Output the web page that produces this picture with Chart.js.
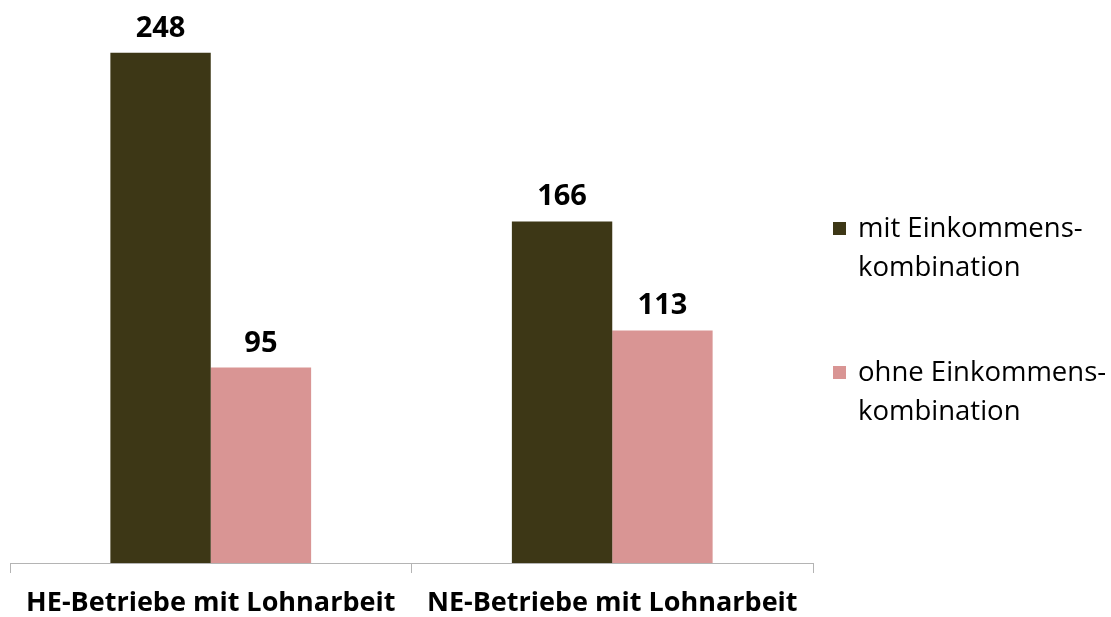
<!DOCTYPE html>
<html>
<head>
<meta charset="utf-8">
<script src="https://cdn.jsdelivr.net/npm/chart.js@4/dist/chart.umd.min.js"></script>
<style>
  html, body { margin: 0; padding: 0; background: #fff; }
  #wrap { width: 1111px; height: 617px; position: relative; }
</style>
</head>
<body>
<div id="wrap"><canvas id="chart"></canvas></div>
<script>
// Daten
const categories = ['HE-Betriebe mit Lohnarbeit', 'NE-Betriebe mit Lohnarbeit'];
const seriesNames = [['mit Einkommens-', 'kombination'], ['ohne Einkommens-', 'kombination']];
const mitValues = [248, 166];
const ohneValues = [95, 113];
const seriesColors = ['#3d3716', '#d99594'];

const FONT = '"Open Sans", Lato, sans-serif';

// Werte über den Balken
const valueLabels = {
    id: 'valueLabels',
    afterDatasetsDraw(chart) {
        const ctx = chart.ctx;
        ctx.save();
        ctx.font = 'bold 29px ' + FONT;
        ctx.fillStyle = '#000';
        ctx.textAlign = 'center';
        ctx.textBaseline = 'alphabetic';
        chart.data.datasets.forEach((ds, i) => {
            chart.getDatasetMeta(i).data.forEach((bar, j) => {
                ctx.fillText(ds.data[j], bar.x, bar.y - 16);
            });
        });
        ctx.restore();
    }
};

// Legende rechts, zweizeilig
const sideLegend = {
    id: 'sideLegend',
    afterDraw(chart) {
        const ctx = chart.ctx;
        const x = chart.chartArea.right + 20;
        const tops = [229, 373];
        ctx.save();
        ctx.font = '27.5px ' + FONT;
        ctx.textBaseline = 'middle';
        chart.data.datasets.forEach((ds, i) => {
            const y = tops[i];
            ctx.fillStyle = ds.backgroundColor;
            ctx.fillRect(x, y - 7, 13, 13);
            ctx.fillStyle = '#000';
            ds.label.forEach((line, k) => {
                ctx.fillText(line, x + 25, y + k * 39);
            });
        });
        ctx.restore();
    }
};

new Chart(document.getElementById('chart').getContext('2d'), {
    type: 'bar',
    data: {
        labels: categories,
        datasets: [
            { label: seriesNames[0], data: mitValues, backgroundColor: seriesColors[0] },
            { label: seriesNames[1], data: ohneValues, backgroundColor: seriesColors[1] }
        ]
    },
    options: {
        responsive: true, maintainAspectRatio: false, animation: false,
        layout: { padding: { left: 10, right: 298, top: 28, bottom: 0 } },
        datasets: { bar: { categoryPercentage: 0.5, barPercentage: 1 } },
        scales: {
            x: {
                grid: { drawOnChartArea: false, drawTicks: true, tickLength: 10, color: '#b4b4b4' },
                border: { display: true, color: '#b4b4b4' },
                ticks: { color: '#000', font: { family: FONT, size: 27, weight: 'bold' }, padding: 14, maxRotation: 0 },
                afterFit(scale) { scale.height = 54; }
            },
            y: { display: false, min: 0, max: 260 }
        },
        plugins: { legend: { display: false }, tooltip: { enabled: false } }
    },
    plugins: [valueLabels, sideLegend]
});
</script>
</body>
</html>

==*==

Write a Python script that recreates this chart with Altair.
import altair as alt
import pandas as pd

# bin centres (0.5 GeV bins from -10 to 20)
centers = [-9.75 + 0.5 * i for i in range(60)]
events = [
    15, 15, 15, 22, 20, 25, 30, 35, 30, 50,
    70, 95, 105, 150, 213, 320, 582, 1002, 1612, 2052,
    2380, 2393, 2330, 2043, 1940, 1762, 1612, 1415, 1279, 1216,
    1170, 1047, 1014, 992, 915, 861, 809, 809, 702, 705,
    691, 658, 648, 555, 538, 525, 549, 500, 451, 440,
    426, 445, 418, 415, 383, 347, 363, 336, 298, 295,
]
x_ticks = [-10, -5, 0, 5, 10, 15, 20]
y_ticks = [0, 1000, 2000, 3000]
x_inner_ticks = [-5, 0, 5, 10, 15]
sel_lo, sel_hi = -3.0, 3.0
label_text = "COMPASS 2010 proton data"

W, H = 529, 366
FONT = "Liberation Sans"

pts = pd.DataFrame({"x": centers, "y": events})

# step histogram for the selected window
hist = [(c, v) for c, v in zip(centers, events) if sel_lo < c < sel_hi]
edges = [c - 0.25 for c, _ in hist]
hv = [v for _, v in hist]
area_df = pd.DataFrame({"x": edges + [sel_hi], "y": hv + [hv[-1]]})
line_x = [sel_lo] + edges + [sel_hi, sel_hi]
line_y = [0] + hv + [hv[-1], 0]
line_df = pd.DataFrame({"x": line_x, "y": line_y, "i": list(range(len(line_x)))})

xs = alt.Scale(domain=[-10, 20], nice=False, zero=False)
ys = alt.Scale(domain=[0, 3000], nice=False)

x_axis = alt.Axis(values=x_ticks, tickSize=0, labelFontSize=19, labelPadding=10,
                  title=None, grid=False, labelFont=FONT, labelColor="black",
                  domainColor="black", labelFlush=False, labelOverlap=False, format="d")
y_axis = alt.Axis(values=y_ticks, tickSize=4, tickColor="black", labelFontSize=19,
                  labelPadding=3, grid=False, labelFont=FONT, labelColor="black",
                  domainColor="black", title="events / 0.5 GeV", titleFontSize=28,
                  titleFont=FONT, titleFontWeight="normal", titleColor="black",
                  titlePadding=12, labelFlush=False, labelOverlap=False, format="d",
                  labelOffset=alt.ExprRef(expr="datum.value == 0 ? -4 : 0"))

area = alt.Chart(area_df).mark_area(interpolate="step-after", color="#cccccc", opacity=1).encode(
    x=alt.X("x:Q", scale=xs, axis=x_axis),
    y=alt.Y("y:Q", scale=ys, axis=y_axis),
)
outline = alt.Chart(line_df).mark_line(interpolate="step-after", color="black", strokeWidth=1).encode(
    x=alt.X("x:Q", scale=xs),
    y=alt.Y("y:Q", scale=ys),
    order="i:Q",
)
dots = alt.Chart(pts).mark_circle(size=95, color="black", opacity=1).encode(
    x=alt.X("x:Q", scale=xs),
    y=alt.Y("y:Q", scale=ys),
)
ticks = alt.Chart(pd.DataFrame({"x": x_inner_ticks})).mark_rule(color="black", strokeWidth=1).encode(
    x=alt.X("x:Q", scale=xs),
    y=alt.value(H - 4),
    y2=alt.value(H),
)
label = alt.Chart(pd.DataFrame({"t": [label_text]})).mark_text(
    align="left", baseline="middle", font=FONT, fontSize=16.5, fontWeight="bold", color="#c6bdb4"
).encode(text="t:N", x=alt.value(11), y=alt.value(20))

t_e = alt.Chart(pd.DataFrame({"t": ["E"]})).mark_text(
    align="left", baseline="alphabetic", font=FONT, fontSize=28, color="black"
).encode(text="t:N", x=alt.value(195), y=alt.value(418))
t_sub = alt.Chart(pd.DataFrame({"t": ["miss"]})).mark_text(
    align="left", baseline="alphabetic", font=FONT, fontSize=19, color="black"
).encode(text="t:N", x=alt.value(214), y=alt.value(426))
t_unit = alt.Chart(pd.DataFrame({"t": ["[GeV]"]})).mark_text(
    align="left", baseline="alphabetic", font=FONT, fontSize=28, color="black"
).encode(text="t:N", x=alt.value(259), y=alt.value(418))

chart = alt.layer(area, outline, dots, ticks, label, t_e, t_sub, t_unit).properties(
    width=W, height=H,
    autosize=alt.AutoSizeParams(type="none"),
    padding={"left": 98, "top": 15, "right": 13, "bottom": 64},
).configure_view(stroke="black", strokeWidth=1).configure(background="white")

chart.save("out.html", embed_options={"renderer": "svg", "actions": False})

==*==

Using the listing above, repeat word for word each line from the one with "Output the web" down to the one with "const seriesColors = ['#3d3716', '#d99594'];", both included. Omit all pictures.

Output the web page that produces this picture with Chart.js.
<!DOCTYPE html>
<html>
<head>
<meta charset="utf-8">
<script src="https://cdn.jsdelivr.net/npm/chart.js@4/dist/chart.umd.min.js"></script>
<style>
  html, body { margin: 0; padding: 0; background: #fff; }
  #wrap { width: 1111px; height: 617px; position: relative; }
</style>
</head>
<body>
<div id="wrap"><canvas id="chart"></canvas></div>
<script>
// Daten
const categories = ['HE-Betriebe mit Lohnarbeit', 'NE-Betriebe mit Lohnarbeit'];
const seriesNames = [['mit Einkommens-', 'kombination'], ['ohne Einkommens-', 'kombination']];
const mitValues = [248, 166];
const ohneValues = [95, 113];
const seriesColors = ['#3d3716', '#d99594'];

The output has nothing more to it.